Das A und O erfolgreichen Unternehmertums ist aber die Sicht der Kunden, welche in alle Prozesse einzubringen ist.

  • Missverständnis 6: Wegen fehlenden Nachfolgern kann nicht jedes Unternehmen übergeben werden

Die globalisierte Welt dreht immer schneller. Viele Unternehmen werden durch Verschiebungen der Kundenbedürfnisse, der Technologien und des Mitbewerberumfelds langsam aus dem Markt gedrängt. Es ist ein natürlicher Selektionsprozess, dass Firmen, welche nicht der Dynamik der Märkte folgen, nicht mehr in die nächste Generation übergehen können.

Für Unternehmer, welche davon betroffen sind, ist das eine schmerzliche Erfahrung. Die Realität ist stärker als das Prinzip Hoffnung. Da nützt alles Wehklagen nichts, es gebe zu wenige Nachfolger.

Unsere Meinung:

Es gibt für (fast) jedes Unternehmen den richtigen Nachfolger, wenn die Nachfolgefähigkeit bejaht werden kann und der Preis den Marktanforderungen entspricht.

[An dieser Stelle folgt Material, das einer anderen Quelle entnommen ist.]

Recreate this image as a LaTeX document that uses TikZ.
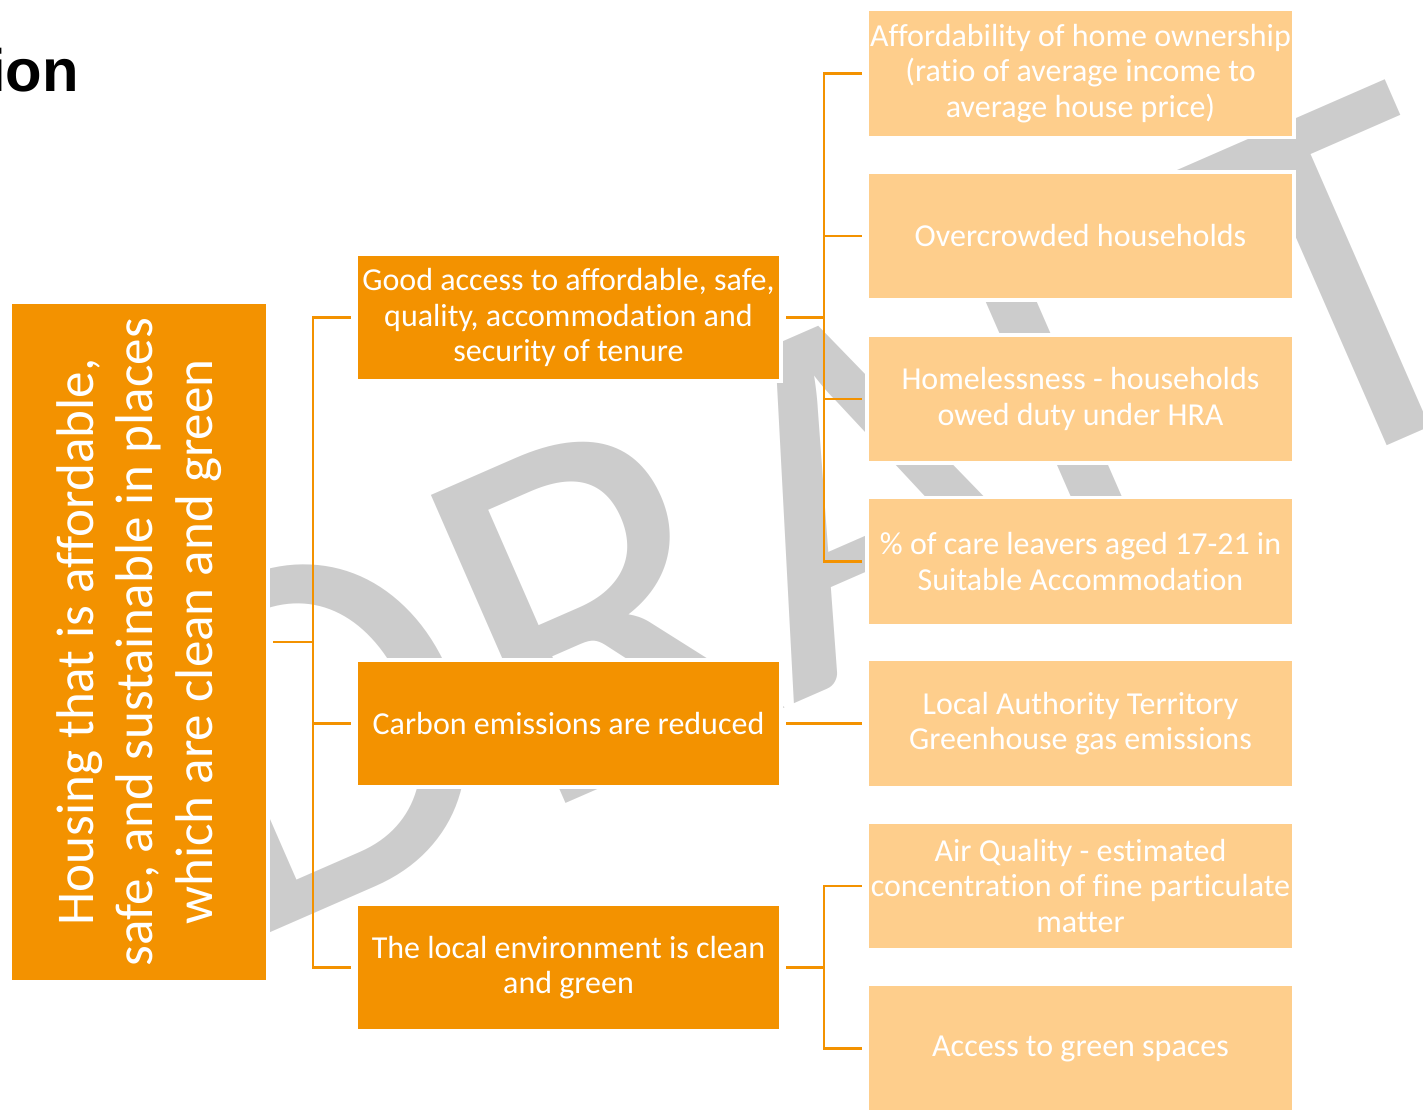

  • Missverständnis 7: Unternehmensnachfolge sollte mehr mit Geist als mit Geld zu tun haben

Wir mussten schon einige Anfeindungen erleben, wenn wir Interessenten wegen der unsicheren Finanzierung nicht berücksichtigen konnten. Das sei unfair, dass jene mit mehr Geld bevorzugt werden.

In einer über 30-seitigen Studie zum Generationenwechsel, welche im Juni 2016 durch renommierte Institutionen publiziert wurde, kommen die Begriffe «Geld», «Kapital», «Eigenkapital», «Finanzierung» kein einziges Mal vor.

Fazit: In dieser Studie wird mit keinem Wort darauf hingewiesen, dass der Kauf eines Unternehmens etwas kostet. Umso deutlicher wird darauf hingewiesen, dass es zukünftig zu wenig Nachfolger geben werde. Wenn das Geld selbst in wissenschaftlichen Studien ausgeblendet wird, muss man sich nicht über das Missverständnis Nr. 7 wundern.

Personen ohne Erfahrung in Finanzfragen, welche ein Unternehmen kaufen wollen, reagieren erstaunt, wenn sie nach ihren Eigenmitteln gefragt werden. Dann kommen Antworten, wie ja, ja, das müsse man anschauen, wenn man die Firma besser kenne. Oder es sei doch üblich, dass der Verkäufer einen grösseren Teil des Preises stehen lasse. Er müsse ja froh sein, einen guten Nachfolger zu finden. Und man kenne auch Leute, welche bei der Finanzierung helfen würden.

Unsere Meinung:

Wer eine Firma kaufen will, wird sich bei seiner unternehmerischen Tätigkeit an marktwirtschaftlichen Prinzipien orientieren. Dass diese ausgerechnet beim Unternehmenskauf ausgeblendet werden, ist deshalb mehr als fragwürdig. Man bezahlt, was man kauft.

Und noch ein Wunsch an die Verfasser wissenschaftlicher Studien: der Generationenwechsel ist nicht zum Nulltarif zu haben. Das müsste thematisiert werden. Vor allem, wenn Banken an solchen Studien beteiligt sind.